In an effort to clear Bulgaria’s path to join NATO, the United States and Bulgaria signed an agreement on May 31 to destroy jointly Sofia’s short-range SS-23 and Scud-B ballistic missiles as well as its FROG rockets.
State Department spokesman Richard Boucher commended Bulgaria on May 31 for taking “a significant step forward in its strategic goal of joining Western security and economic structures.” Boucher added that Bulgaria’s SS-23s are “the last missiles of this type known to exist anywhere in the world.”
Under the agreement, Washington committed to fund the missiles’ destruction, which it aims to complete by the end of October.
The Bulgarian parliament ratified the agreement on June 12. It had already voted in December to decommission the SS-23s. At that time, Bulgarian Defense Minister Nikolay Svinarov said the parliament’s decision was “directly related” to Bulgaria’s bid to join NATO the following fall.
While the missiles’ destruction is not required for Bulgaria’s entry into NATO, scrapping them would likely please NATO members and facilitate Sofia’s entrance into the alliance. In an interview, a Bulgarian official said that the SS-23s are one of his country’s only modern weapons systems but that the security provided by NATO would make up for the loss of the missiles.
Assistant Secretary of State John Wolf visited Bulgaria in February to discuss the final arrangements of the deal and also succeeded in convincing Sofia to destroy its remaining Scuds and FROGs. Washington reportedly offered Bulgaria $7 million to help implement the project.
Although they are nuclear-capable, Bulgaria’s remaining 500-kilometer SS-23s are fitted with conventional warheads. It is thought that Sofia has eight of these missiles. How many Scud-Bs, which have a range of 300 kilometers, or FROG rockets, which can travel up to 70 kilometers, Bulgaria possesses remains unclear.
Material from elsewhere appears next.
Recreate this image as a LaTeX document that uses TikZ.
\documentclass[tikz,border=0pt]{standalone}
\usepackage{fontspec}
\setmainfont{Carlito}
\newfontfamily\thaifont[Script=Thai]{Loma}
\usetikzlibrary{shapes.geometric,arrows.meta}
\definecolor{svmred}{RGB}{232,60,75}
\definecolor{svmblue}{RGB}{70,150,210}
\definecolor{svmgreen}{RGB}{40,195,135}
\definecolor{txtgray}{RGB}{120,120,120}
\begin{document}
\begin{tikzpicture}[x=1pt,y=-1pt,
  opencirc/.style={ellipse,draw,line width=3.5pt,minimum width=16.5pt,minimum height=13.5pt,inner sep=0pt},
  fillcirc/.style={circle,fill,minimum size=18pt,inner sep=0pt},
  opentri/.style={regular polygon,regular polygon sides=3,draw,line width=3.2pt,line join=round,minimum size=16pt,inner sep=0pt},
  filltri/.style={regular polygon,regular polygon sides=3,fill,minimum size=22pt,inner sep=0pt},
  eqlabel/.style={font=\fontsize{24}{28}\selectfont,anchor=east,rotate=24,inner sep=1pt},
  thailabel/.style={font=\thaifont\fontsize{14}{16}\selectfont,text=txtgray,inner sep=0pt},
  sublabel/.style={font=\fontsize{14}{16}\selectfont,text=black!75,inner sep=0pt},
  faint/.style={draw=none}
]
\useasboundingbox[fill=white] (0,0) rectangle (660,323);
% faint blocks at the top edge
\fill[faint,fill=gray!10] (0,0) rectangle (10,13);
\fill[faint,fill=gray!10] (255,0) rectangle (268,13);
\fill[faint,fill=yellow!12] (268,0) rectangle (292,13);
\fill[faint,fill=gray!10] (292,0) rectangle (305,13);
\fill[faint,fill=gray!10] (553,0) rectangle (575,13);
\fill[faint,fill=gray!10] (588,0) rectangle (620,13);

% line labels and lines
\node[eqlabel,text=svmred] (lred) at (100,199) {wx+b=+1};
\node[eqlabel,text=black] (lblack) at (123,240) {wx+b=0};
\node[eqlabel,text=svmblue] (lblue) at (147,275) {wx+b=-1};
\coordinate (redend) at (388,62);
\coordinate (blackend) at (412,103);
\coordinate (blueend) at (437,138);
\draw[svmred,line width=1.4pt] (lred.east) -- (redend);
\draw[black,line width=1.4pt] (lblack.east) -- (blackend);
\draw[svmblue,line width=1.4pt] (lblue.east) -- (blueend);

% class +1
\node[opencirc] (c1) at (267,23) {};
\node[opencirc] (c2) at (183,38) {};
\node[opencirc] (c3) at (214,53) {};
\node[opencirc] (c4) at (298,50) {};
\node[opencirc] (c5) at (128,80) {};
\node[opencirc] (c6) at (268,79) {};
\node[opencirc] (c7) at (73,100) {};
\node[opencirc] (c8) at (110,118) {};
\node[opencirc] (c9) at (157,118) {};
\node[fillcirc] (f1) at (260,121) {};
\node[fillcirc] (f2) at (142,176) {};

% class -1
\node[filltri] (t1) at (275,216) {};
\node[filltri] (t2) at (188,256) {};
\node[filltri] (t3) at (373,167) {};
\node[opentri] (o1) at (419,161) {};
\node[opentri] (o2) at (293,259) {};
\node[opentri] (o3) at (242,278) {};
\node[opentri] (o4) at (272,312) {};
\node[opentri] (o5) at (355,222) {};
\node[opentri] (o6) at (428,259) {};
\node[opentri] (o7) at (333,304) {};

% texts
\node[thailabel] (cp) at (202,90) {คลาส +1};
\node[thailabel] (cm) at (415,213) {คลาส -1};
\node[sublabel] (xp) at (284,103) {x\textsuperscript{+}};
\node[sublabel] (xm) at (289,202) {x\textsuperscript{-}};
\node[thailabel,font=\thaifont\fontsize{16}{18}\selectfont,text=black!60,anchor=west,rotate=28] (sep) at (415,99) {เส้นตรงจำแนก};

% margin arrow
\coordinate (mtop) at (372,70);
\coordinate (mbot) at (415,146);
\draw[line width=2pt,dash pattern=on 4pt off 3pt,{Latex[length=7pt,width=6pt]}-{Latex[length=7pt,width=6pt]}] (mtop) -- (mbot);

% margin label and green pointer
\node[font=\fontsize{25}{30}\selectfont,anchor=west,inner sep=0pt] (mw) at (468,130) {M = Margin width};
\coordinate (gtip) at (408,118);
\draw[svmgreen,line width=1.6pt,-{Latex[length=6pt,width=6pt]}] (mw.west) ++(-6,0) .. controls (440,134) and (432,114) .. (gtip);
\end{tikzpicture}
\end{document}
Bulgaria, along with East Germany and Czechoslovakia, received its SS-23s from the Soviet Union in 1985, two years before Moscow signed the Intermediate-Range Nuclear Forces (INF) Treaty with the United States. Under that treaty, Washington and Moscow pledged to destroy all their missile systems with ranges between 500 and 5,500 kilometers within three years of the treaty’s entry into force. The Soviet Union “negotiated in bad faith” by failing to notify the United States of these transfers, according to Steven Steiner, Washington’s representative to a commission set up to facilitate the treaty’s implementation.